_Description of the task_.
Print the listing in its entirety and exactly, leaving out images.

_Dataset extract_.
<<<<

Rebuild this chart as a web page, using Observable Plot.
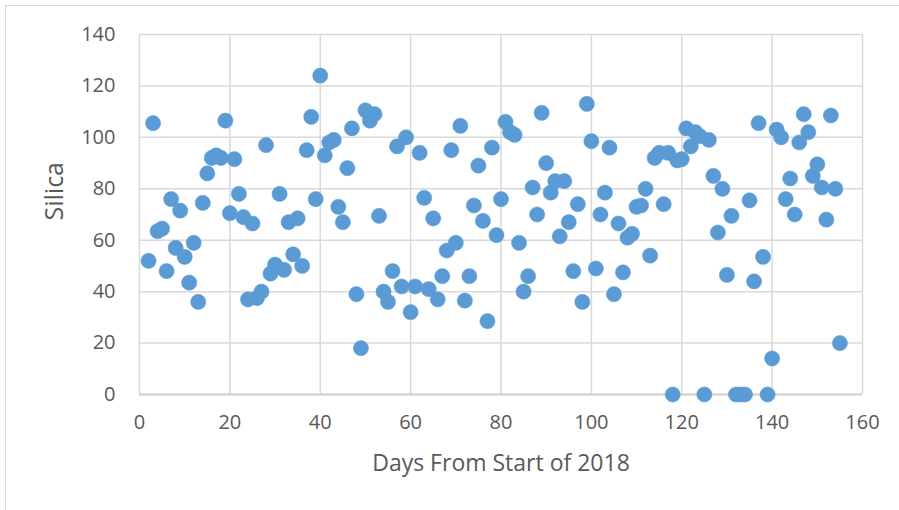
<!DOCTYPE html>
<html>
<head>
<meta charset="utf-8">
<script src="https://cdn.jsdelivr.net/npm/d3@7"></script>
<script src="https://cdn.jsdelivr.net/npm/@observablehq/plot@0.6"></script>
<style>
  html, body { margin: 0; padding: 0; background: #fff; overflow: hidden; }
  #wrap { position: relative; width: 899px; height: 510px; }
  #border { position: absolute; left: 5px; top: 5px; width: 910px; height: 520px; border: 1.5px solid #d9d9d9; box-sizing: border-box; }
  #chart { position: absolute; left: 0; top: 0; }
</style>
</head>
<body>
<div id="wrap"><div id="border"></div><div id="chart"></div></div>
<script>
const days = [2,3,4,5,6,7,8,9,10,11,12,13,14,15,16,17,18,19,20,21,22,23,24,25,26,27,28,29,30,31,32,33,34,35,36,37,38,39,40,41,42,43,44,45,46,47,48,49,50,51,52,53,54,55,56,57,58,59,60,61,62,63,64,65,66,67,68,69,70,71,72,73,74,75,76,77,78,79,80,81,82,83,84,85,86,87,88,89,90,91,92,93,94,95,96,97,98,99,100,101,102,103,104,105,106,107,108,109,110,111,112,113,114,115,116,117,118,119,120,121,122,123,124,125,126,127,128,129,130,131,132,133,134,135,136,137,138,139,140,141,142,143,144,145,146,147,148,149,150,151,152,153,154,155];
const silica = [52,105.5,63.5,64.5,48,76,57,71.5,53.5,43.5,59,36,74.5,86,92,93,92,106.5,70.5,91.5,78,69,37,66.5,37.5,40,97,47,50.5,78,48.5,67,54.5,68.5,50,95,108,76,124,93,98,99,73,67,88,103.5,39,18,110.5,106.5,109,69.5,40,36,48,96.5,42,100,32,42,94,76.5,41,68.5,37,46,56,95,59,104.5,36.5,46,73.5,89,67.5,28.5,96,62,76,106,102,101,59,40,46,80.5,70,109.5,90,78.5,83,61.5,83,67,48,74,36,113,98.5,49,70,78.5,96,39,66.5,47.5,61,62.5,73,73.5,80,54,92,94,74,94,0,91,91.5,103.5,96.5,102,100.5,0,99,85,63,80,46.5,69.5,0,0,0,75.5,44,105.5,53.5,0,14,103,100,76,84,70,98,109,102,85,89.5,80.5,68,108.5,80,20];
const xTicks = [0,20,40,60,80,100,120,140,160];
const yTicks = [0,20,40,60,80,100,120,140];
const xTitle = "Days From Start of 2018";
const yTitle = "Silica";

const data = days.map((d, i) => ({day: d, silica: silica[i]}));

const chart = Plot.plot({
  width: 899,
  height: 510,
  marginLeft: 139,
  marginRight: 37,
  marginTop: 34,
  marginBottom: 116,
  style: {fontFamily: "'Open Sans', sans-serif", color: "#595959", background: "transparent"},
  x: {domain: [0, 160]},
  y: {domain: [0, 140]},
  marks: [
    Plot.gridX(xTicks, {stroke: "#d9d9d9", strokeOpacity: 1, strokeWidth: 1.5}),
    Plot.gridY(yTicks, {stroke: "#d9d9d9", strokeOpacity: 1, strokeWidth: 1.5}),
    Plot.ruleY([0], {stroke: "#d0d0d0", strokeWidth: 2}),
    Plot.axisX(xTicks, {tickSize: 0, tickPadding: 20, fontSize: 20, label: null, fill: "#595959"}),
    Plot.axisY(yTicks, {tickSize: 0, tickPadding: 24, fontSize: 20, label: null, fill: "#595959"}),
    Plot.text([xTitle], {frameAnchor: "bottom", dy: 76, fontSize: 23, fill: "#595959", text: d => d}),
    Plot.text([yTitle], {frameAnchor: "left", dx: -85, dy: 6, rotate: -90, fontSize: 25, fill: "#595959", text: d => d}),
    Plot.dot(data, {x: "day", y: "silica", r: 7.6, fill: "#5b9bd5", stroke: "#5b9bd5", strokeWidth: 0.5})
  ]
});
document.getElementById("chart").appendChild(chart);
</script>
</body>
</html>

>>>>

_Output_.
Rebuild this chart as a web page, using Observable Plot.
<!DOCTYPE html>
<html>
<head>
<meta charset="utf-8">
<script src="https://cdn.jsdelivr.net/npm/d3@7"></script>
<script src="https://cdn.jsdelivr.net/npm/@observablehq/plot@0.6"></script>
<style>
  html, body { margin: 0; padding: 0; background: #fff; overflow: hidden; }
  #wrap { position: relative; width: 899px; height: 510px; }
  #border { position: absolute; left: 5px; top: 5px; width: 910px; height: 520px; border: 1.5px solid #d9d9d9; box-sizing: border-box; }
  #chart { position: absolute; left: 0; top: 0; }
</style>
</head>
<body>
<div id="wrap"><div id="border"></div><div id="chart"></div></div>
<script>
const days = [2,3,4,5,6,7,8,9,10,11,12,13,14,15,16,17,18,19,20,21,22,23,24,25,26,27,28,29,30,31,32,33,34,35,36,37,38,39,40,41,42,43,44,45,46,47,48,49,50,51,52,53,54,55,56,57,58,59,60,61,62,63,64,65,66,67,68,69,70,71,72,73,74,75,76,77,78,79,80,81,82,83,84,85,86,87,88,89,90,91,92,93,94,95,96,97,98,99,100,101,102,103,104,105,106,107,108,109,110,111,112,113,114,115,116,117,118,119,120,121,122,123,124,125,126,127,128,129,130,131,132,133,134,135,136,137,138,139,140,141,142,143,144,145,146,147,148,149,150,151,152,153,154,155];
const silica = [52,105.5,63.5,64.5,48,76,57,71.5,53.5,43.5,59,36,74.5,86,92,93,92,106.5,70.5,91.5,78,69,37,66.5,37.5,40,97,47,50.5,78,48.5,67,54.5,68.5,50,95,108,76,124,93,98,99,73,67,88,103.5,39,18,110.5,106.5,109,69.5,40,36,48,96.5,42,100,32,42,94,76.5,41,68.5,37,46,56,95,59,104.5,36.5,46,73.5,89,67.5,28.5,96,62,76,106,102,101,59,40,46,80.5,70,109.5,90,78.5,83,61.5,83,67,48,74,36,113,98.5,49,70,78.5,96,39,66.5,47.5,61,62.5,73,73.5,80,54,92,94,74,94,0,91,91.5,103.5,96.5,102,100.5,0,99,85,63,80,46.5,69.5,0,0,0,75.5,44,105.5,53.5,0,14,103,100,76,84,70,98,109,102,85,89.5,80.5,68,108.5,80,20];
const xTicks = [0,20,40,60,80,100,120,140,160];
const yTicks = [0,20,40,60,80,100,120,140];
const xTitle = "Days From Start of 2018";
const yTitle = "Silica";

const data = days.map((d, i) => ({day: d, silica: silica[i]}));

const chart = Plot.plot({
  width: 899,
  height: 510,
  marginLeft: 139,
  marginRight: 37,
  marginTop: 34,
  marginBottom: 116,
  style: {fontFamily: "'Open Sans', sans-serif", color: "#595959", background: "transparent"},
  x: {domain: [0, 160]},
  y: {domain: [0, 140]},
  marks: [
    Plot.gridX(xTicks, {stroke: "#d9d9d9", strokeOpacity: 1, strokeWidth: 1.5}),
    Plot.gridY(yTicks, {stroke: "#d9d9d9", strokeOpacity: 1, strokeWidth: 1.5}),
    Plot.ruleY([0], {stroke: "#d0d0d0", strokeWidth: 2}),
    Plot.axisX(xTicks, {tickSize: 0, tickPadding: 20, fontSize: 20, label: null, fill: "#595959"}),
    Plot.axisY(yTicks, {tickSize: 0, tickPadding: 24, fontSize: 20, label: null, fill: "#595959"}),
    Plot.text([xTitle], {frameAnchor: "bottom", dy: 76, fontSize: 23, fill: "#595959", text: d => d}),
    Plot.text([yTitle], {frameAnchor: "left", dx: -85, dy: 6, rotate: -90, fontSize: 25, fill: "#595959", text: d => d}),
    Plot.dot(data, {x: "day", y: "silica", r: 7.6, fill: "#5b9bd5", stroke: "#5b9bd5", strokeWidth: 0.5})
  ]
});
document.getElementById("chart").appendChild(chart);
</script>
</body>
</html>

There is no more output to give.